Public Improvisation

This blog is missing an entry for September.  Options for the September edition materialized throughout the month, but it occurred while I was “AFK” and unable to collect the cogent thoughts.  Currently sitting on this desktop computer are five essays focusing on what a graduate program might refer to as: Contemporary Issues With Guitar Instruction.  Based on the number of “grad programs” I have viewed, that would be a course title.  I am quite willing and ready to teach that.

This entry is not necessarily about current issues with private music lessons.  Though, today’s topic might indirectly pertain to instruction.  It presented itself during a lesson with a student who has been on the schedule for a few years.  His involvement with multiple sports caused me to consider the widespread popularity of sports, the nature of a sporting event, and its appeal to the greater public (as it compares to music).

Needless to say, the basic foundation of team sports has always been well suited to the tribal mentality.  The professional level hometown teams whose member are rarely from that hometown, but they are the representatives due to the franchise and stadium location.  College level teams who represent not just the current students and interested faculty and staff, but numerous alumni who follow their school and recall the salad days of adulthood.

“We’re gonna get this win.”

“We didn’t do well this weekend.”

“How are you’re guys doing?”

All common quotes between friends and family while discussing “their teams” of choice.

From my point of view, as someone who is not a sports fan, the sporting event offers the obvious competition and chance for superiority, but also it provides the sensory entertainment that includes activity that has not existed and will not exist after the game ends.  As a positive, the fans might see a monumental play that they can discussion  for the rest of their life.  In a negative light, the fans might witness a player being horribly injured in a way that nobody will forget for the rest of their life.  It’s the potential for witnessing a life altering experience.

Yet with music, the majority of listeners in the same culture (I can only speak my own: the U.S., since this is my residence and experience) prefer familiar music.  Or if new music is released, it often needs to maintain a familiarity while being new.  Improvisational music is far less popular in the mass culture of North America.  It’s considerably limited in popular culture.

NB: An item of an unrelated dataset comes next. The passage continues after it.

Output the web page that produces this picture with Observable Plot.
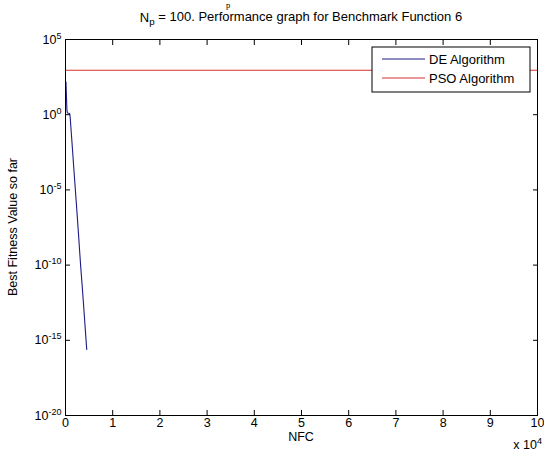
<!DOCTYPE html>
<html><head><meta charset="utf-8">
<script src="https://cdn.jsdelivr.net/npm/d3@7"></script>
<script src="https://cdn.jsdelivr.net/npm/@observablehq/plot@0.6"></script>
<style>
body{margin:0;background:#fff}
#chart svg{display:block;font-family:"Liberation Sans",Arial,sans-serif}
</style>
</head><body><div id="chart"></div>
<script>
const seriesNames = ["DE Algorithm", "PSO Algorithm"];
const seriesColors = ["#1c1c86", "#d63232"];
const deNFC = [100, 200, 300, 400, 900, 1000, 1250, 1500, 1750, 2000, 2250, 2500, 2750, 3000, 3250, 3500, 3750, 4000, 4250, 4500];
const deValues = [150, 16, 2.0, 1.3, 1.2, 0.6, 0.05, 4e-3, 3e-4, 2.5e-5, 2e-6, 1.6e-7, 1.2e-8, 8e-10, 6e-11, 6e-12, 5e-13, 4e-14, 3e-15, 2.5e-16];
const psoNFC = [0, 100000];
const psoValues = [900, 900];
const xTicks = [0, 10000, 20000, 30000, 40000, 50000, 60000, 70000, 80000, 90000, 100000];
const yTicks = [1e5, 1, 1e-5, 1e-10, 1e-15, 1e-20];
const titleMain = " = 100. Performance graph for Benchmark Function 6";
const xLabel = "NFC";
const yLabel = "Best Fitness Value so far";
const xExponentNote = "x 10^4";

(function () {
const rows = [];
deNFC.forEach((x, i) => rows.push({series: seriesNames[0], x, y: deValues[i]}));
psoNFC.forEach((x, i) => rows.push({series: seriesNames[1], x, y: psoValues[i]}));

const W = 544, H = 453;
const mL = 65, mR = 7, mT = 39, mB = 38;
const font = "Liberation Sans, Arial, sans-serif";

const plot = Plot.plot({
  width: W, height: H,
  marginLeft: mL, marginRight: mR, marginTop: mT, marginBottom: mB,
  style: {fontFamily: font, fontSize: "12px", color: "#000", background: "#fff"},
  x: {domain: [0, 100000]},
  y: {type: "log", domain: [1e-20, 1e5]},
  color: {domain: seriesNames, range: seriesColors},
  marks: [
    Plot.line(rows, {x: "x", y: "y", z: "series", stroke: "series", strokeWidth: 1.1}),
    Plot.axisX({anchor: "bottom", ticks: xTicks, tickSize: 0, tickPadding: 3, tickFormat: d => String(d / 1e4), fontSize: 12.5, label: null}),
    Plot.axisX({anchor: "bottom", ticks: xTicks, tickSize: -5, tickFormat: () => "", label: null}),
    Plot.axisX({anchor: "top", ticks: xTicks, tickSize: -5, tickFormat: () => "", label: null}),
    Plot.axisY({anchor: "left", ticks: yTicks, tickSize: 0, tickPadding: 4, tickFormat: d => "10^" + Math.round(Math.log10(d)), fontSize: 12.5, label: null}),
    Plot.axisY({anchor: "left", ticks: yTicks, tickSize: -5, tickFormat: () => "", label: null}),
    Plot.axisY({anchor: "right", ticks: yTicks, tickSize: -5, tickFormat: () => "", label: null}),
    Plot.frame({stroke: "#000", strokeWidth: 1})
  ]
});

const svg = d3.select(plot);

svg.selectAll("text").each(function() {
  const t = d3.select(this);
  const m = /^10\^(-?\d+)$/.exec(t.text());
  if (m) {
    t.text("10");
    t.append("tspan").attr("dy", "-0.55em").attr("font-size", "0.72em").text(m[1]);
  }
});

const pL = mL, pR = W - mR, pT = mT, pB = H - mB;
const cx = (pL + pR) / 2;

svg.append("text").attr("x", 228).attr("y", 7.5).attr("text-anchor", "middle")
  .attr("font-family", "Liberation Serif, serif").attr("font-size", 8.5).text("p");

const title = svg.append("text").attr("x", cx).attr("y", 22).attr("text-anchor", "middle")
  .attr("font-size", 13).attr("font-family", font);
title.append("tspan").text("N");
title.append("tspan").attr("dy", "0.35em").attr("font-size", "0.75em").text("p");
title.append("tspan").attr("dy", "-0.35em").text(titleMain);

svg.append("text").attr("x", cx).attr("y", pB + 26).attr("text-anchor", "middle")
  .attr("font-size", 12.5).attr("font-family", font).text(xLabel);
svg.append("text").attr("transform", `translate(17,${(pT + pB) / 2}) rotate(-90)`)
  .attr("text-anchor", "middle").attr("font-size", 12.5).attr("font-family", font).text(yLabel);
const note = svg.append("text").attr("x", W - 2).attr("y", H - 4).attr("text-anchor", "end")
  .attr("font-size", 12.5).attr("font-family", font);
const nm = /^(.*)\^(\d+)$/.exec(xExponentNote);
note.append("tspan").text(nm[1]);
note.append("tspan").attr("dy", "-0.55em").attr("font-size", "0.72em").text(nm[2]);

const lg = svg.append("g").attr("transform", `translate(${pR - 7 - 158},${pT + 8})`);
lg.append("rect").attr("width", 158).attr("height", 45).attr("fill", "#fff").attr("stroke", "#000");
seriesNames.forEach((name, i) => {
  const yy = 12 + i * 19;
  lg.append("line").attr("x1", 10).attr("x2", 53).attr("y1", yy).attr("y2", yy)
    .attr("stroke", seriesColors[i]).attr("stroke-width", 1.1);
  lg.append("text").attr("x", 57).attr("y", yy).attr("dy", "0.35em").attr("text-anchor", "start")
    .attr("font-size", 13).attr("font-family", font).text(name);
});

document.getElementById("chart").appendChild(plot);
})();
</script>
</body></html>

Both forms of entertainment can offer the same overall heading of entertainment: I am watching, listening to, maybe even smelling or touching (hopefully not tasting) an unfolding event that did not exist in it’s forms and structure before I sat down in a stadium ,concert hall, living room with TV or music listening device.  This event will not occur again in its exacting sequence.  Participants could be 100% the same, but the differences in their lives from one day to the next, one week to the next will alter the next game or concert.

In sports, this presents itself as a preferred facet of the season.  I music it is mostly unwelcome, except to a smaller group of music fans.